D’altra parte strategicamente non v’era momento migliore per sferrare l’attacco finale ai diritti dei lavoratori che quello attuale: disoccupazione elevatissima, precariato diffuso, divisioni profonde tra le sigle sindacali, povertà in rapido aumento, crisi dello stato sociale, caduta verticale della credibilità della politica, oppressione al limite del carico fiscale e contributivo, in altri termini, un corpo sociale del Paese ormai allo stremo per infliggere un colpo micidiale senza timore d’incorrere in destabilizzanti reazioni. Per certi versi, poi, c’è da registrare che la sinistra italiana nel tempo ha dimostrato come preferisca delegare l’esecuzione del lavoro sporco ad altri, magari fingendo proteste e rimbrotti quando si sono consumati abusi sociali esemplari, e assumere quegli abusi per irreparabili quando successivamente s’è trovata al governo. Dimostrazione di questo ambiguo comportamento opportunistico è l’atteggiamento tenuto dal PD ai tempi della vergognosa riforma delle pensioni di Maroni e del bordone retto a Monti ai tempi della criminale riforma Fornero dello stesso istituto. E se questo non bastasse, sarebbe sufficiente chiedere a Renzi come mai quello “stai sereno” venne nei fatti smentito appena qualche ora dopo l’annuncio dato da Enrico Letta che intendeva procedere all’emanazione di un provvedimento sul conflitto d’interessi, provvedimento ormai archiviato nel dimenticatoio. Certo, sarebbe stato imbarazzante sottoscrivere accordi come quelli del Nazareno con il destinatario principale di norme di quella natura.

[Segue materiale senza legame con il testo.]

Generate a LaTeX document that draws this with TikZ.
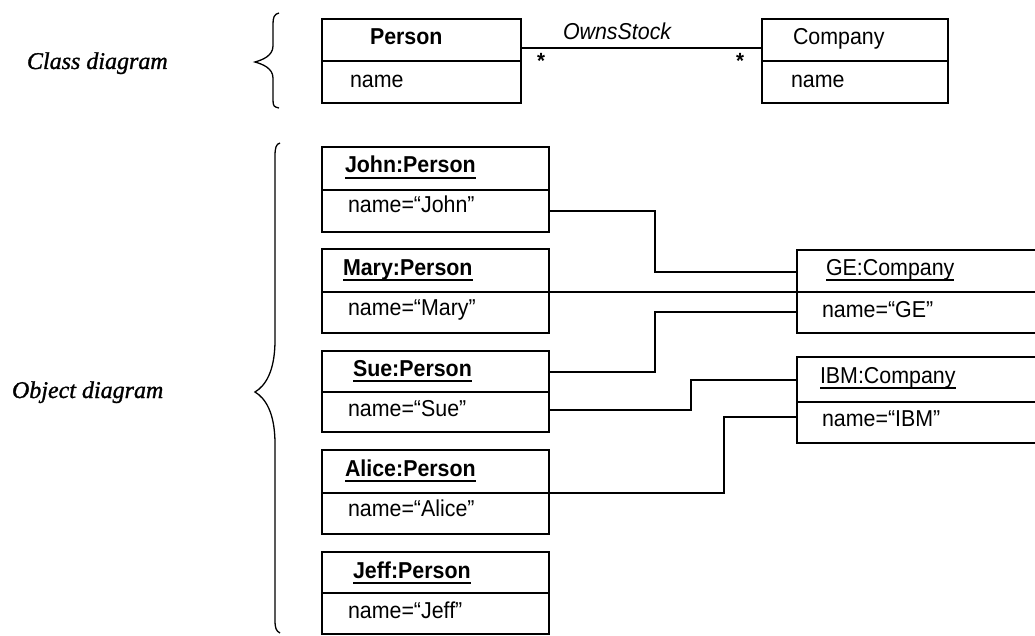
\documentclass[tikz,border=0pt]{standalone}
\usepackage{fontspec}
\usetikzlibrary{calc}
\newfontfamily\umlfont[FakeStretch=0.93]{Liberation Sans}
\newfontfamily\captionfont[FakeBold=1.2]{Liberation Serif}
% underlined object title with a heavier rule
\newcommand\objtitle[1]{\setbox0=\hbox{#1}\rlap{\vrule height -4.2pt depth 5.8pt width \wd0}\box0}
\begin{document}
\begin{tikzpicture}[x=1pt,y=-1pt,
  umlbox/.style={draw, line width=1.8pt, rectangle, inner sep=0pt, outer sep=0pt, anchor=north west},
  divline/.style={line width=1.8pt},
  conn/.style={line width=1.6pt},
  brace/.style={line width=1.3pt},
  txt/.style={inner sep=0pt, outer sep=0pt, anchor=base west, font=\umlfont\fontsize{23}{27}\selectfont},
  objtxt/.style={txt, font=\umlfont\bfseries\fontsize{23}{27}\selectfont},
  side/.style={inner sep=0pt, outer sep=0pt, anchor=base west, font=\captionfont\itshape\fontsize{24}{28}\selectfont},
  mult/.style={inner sep=0pt, outer sep=0pt, anchor=center, font=\umlfont\bfseries\fontsize{22}{26}\selectfont}]
\useasboundingbox (0,0) rectangle (1035,636);
\clip (0,0) rectangle (1035,636);

% ---------- side labels and braces ----------
\node[side] (lclass) at (27,69) {Class diagram};
\node[side] (lobject) at (12,398) {Object diagram};
\draw[brace] (279,13) .. controls (274,14) and (273,18) .. (273,24) -- (273,46)
  .. controls (273,56) and (262,60) .. (255,62)
  .. controls (262,64) and (273,68) .. (273,78) -- (273,100)
  .. controls (273,106) and (274,107) .. (279,108);
\draw[brace] (280,143) .. controls (276,144) and (275,148) .. (275,156) -- (275,340)
  .. controls (275,372) and (265,386) .. (255,392)
  .. controls (265,398) and (275,412) .. (275,444) -- (275,620)
  .. controls (275,628) and (276,631) .. (280,633);

% ---------- class diagram ----------
\node[umlbox, minimum width=199, minimum height=84] (person) at (322,19) {};
\draw[divline] (person.west |- 0,61) -- (person.east |- 0,61);
\node[txt] (personT) at (370,45) {\bfseries Person};
\node[txt] (personA) at (350,88) {name};

\node[umlbox, minimum width=186, minimum height=84] (company) at (762,19) {};
\draw[divline] (company.west |- 0,61) -- (company.east |- 0,61);
\node[txt] (companyT) at (793,45) {Company};
\node[txt] (companyA) at (791,88) {name};

\draw[conn] (person.east |- 0,48) -- (company.west |- 0,48);
\node[txt, font=\umlfont\itshape\fontsize{23}{27}\selectfont] (assoc) at (563,40) {OwnsStock};
\node[mult] (m1) at (541,61) {*};
\node[mult] (m2) at (740,61) {*};

% ---------- object diagram: persons ----------
\node[umlbox, minimum width=227, minimum height=85] (john) at (322,147) {};
\draw[divline] (john.west |- 0,190) -- (john.east |- 0,190);
\node[objtxt] (johnT) at (345,173) {\objtitle{John:Person}};
\node[txt] (johnA) at (348,213) {name=“John”};

\node[umlbox, minimum width=227, minimum height=84] (mary) at (322,249) {};
\draw[divline] (mary.west |- 0,292) -- (mary.east |- 0,292);
\node[objtxt] (maryT) at (343,275) {\objtitle{Mary:Person}};
\node[txt] (maryA) at (348,315) {name=“Mary”};

\node[umlbox, minimum width=227, minimum height=81] (sue) at (322,351) {};
\draw[divline] (sue.west |- 0,392) -- (sue.east |- 0,392);
\node[objtxt] (sueT) at (353,376) {\objtitle{Sue:Person}};
\node[txt] (sueA) at (348,416) {name=“Sue”};

\node[umlbox, minimum width=227, minimum height=84] (alice) at (322,450) {};
\draw[divline] (alice.west |- 0,493) -- (alice.east |- 0,493);
\node[objtxt] (aliceT) at (345,476) {\objtitle{Alice:Person}};
\node[txt] (aliceA) at (348,516) {name=“Alice”};

\node[umlbox, minimum width=227, minimum height=82] (jeff) at (322,552) {};
\draw[divline] (jeff.west |- 0,593) -- (jeff.east |- 0,593);
\node[objtxt] (jeffT) at (353,578) {\objtitle{Jeff:Person}};
\node[txt] (jeffA) at (348,618) {name=“Jeff”};

% ---------- object diagram: companies ----------
\node[umlbox, minimum width=260, minimum height=83] (ge) at (797,250) {};
\draw[divline] (ge.west |- 0,292) -- (ge.east |- 0,292);
\node[objtxt, font=\umlfont\fontsize{23}{27}\selectfont] (geT) at (826,275) {\objtitle{GE:Company}};
\node[txt] (geA) at (822,317) {name=“GE”};

\node[umlbox, minimum width=260, minimum height=86] (ibm) at (797,357) {};
\draw[divline] (ibm.west |- 0,402) -- (ibm.east |- 0,402);
\node[objtxt, font=\umlfont\fontsize{23}{27}\selectfont] (ibmT) at (820,383) {\objtitle{IBM:Company}};
\node[txt] (ibmA) at (822,426) {name=“IBM”};

% ---------- links ----------
\draw[conn] (john.east |- 0,211) -- (655,211) -- (655,272) -- (ge.west |- 0,272);
\draw[conn] (mary.east |- 0,292) -- (ge.west |- 0,292);
\draw[conn] (sue.east |- 0,372) -- (655,372) -- (655,312) -- (ge.west |- 0,312);
\draw[conn] (sue.east |- 0,410) -- (691,410) -- (691,380) -- (ibm.west |- 0,380);
\draw[conn] (alice.east |- 0,493) -- (724,493) -- (724,417) -- (ibm.west |- 0,417);
\end{tikzpicture}
\end{document}
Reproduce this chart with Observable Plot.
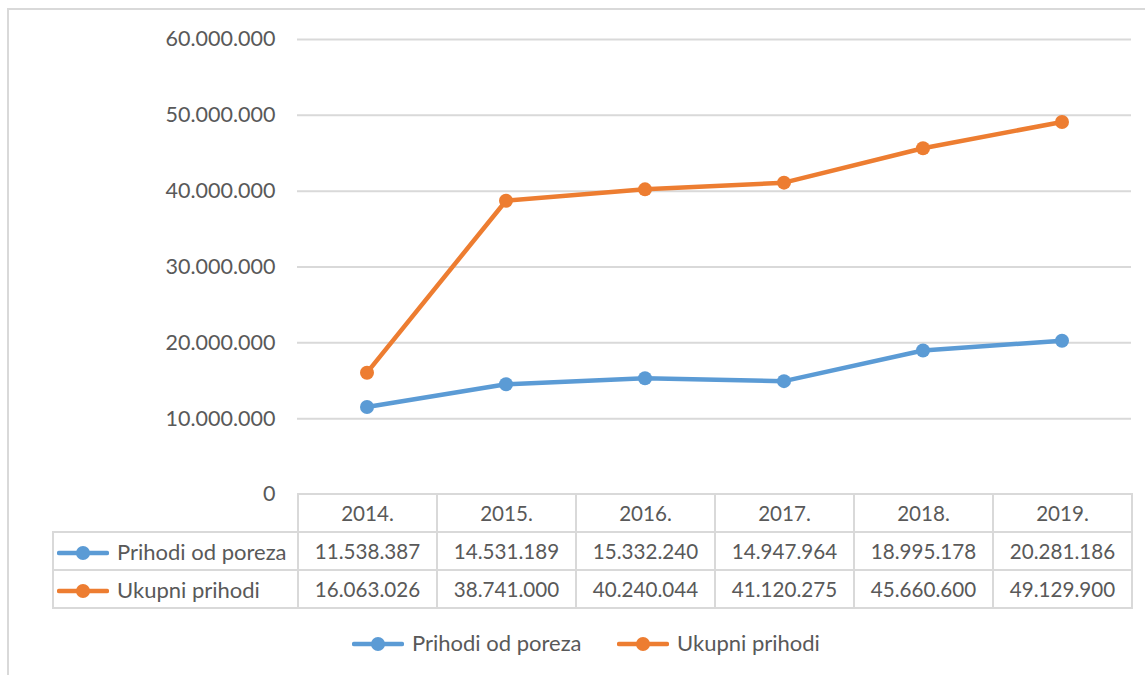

In altri termini, con Matteo Renzi si assiste al trionfo della demagogia funzionale al recupero di quel terreno d’abuso e sopraffazione che il padronato aveva dovuto suo malgrado cedere sotto il peso delle lotte operaie, per la conquista di un rapporto di lavoro umanizzante, dignitoso e tutelato dallo strapotere capriccioso della proprietà dei mezzi di produzione.
E’ proprio sulla scorta di questi aspetti caratterizzanti la sua azione che Renzi si palesa sempre più in un personaggio che nulla ha in comune con l’essenza della sinistra e le sue tradizioni. Ma la triste constatazione non può limitarsi a Matteo Renzi  ed al carico umano che è riuscito ad imbarcare sul rimorchio del suo autocarro, carico politicamente modesto e che rinnega il proprio passato ma allo stesso tempo fortemente animato d’arrivismo d’antica fattura, quanto ai referenti storici del maggior partito della sinistra, cresciuti con il credo di una politica ispirata all’equità, alla giustizia, alla difesa delle classi sociali deboli, alla scuola di un socialismo fatto di parità di opportunità e di lotta per la rimozione delle barriere sempre più elevate tra categorie di reddito. E c’è da credere che i padri di quelle aspirazioni, qualcuno morto per la difesa di quei valori, guardando oggi a ciò cui s’è ridotto il più grande partito dei lavoratori dell’occidente, si rivoltino nella tomba, incapaci di capire e di credere ai propri occhi.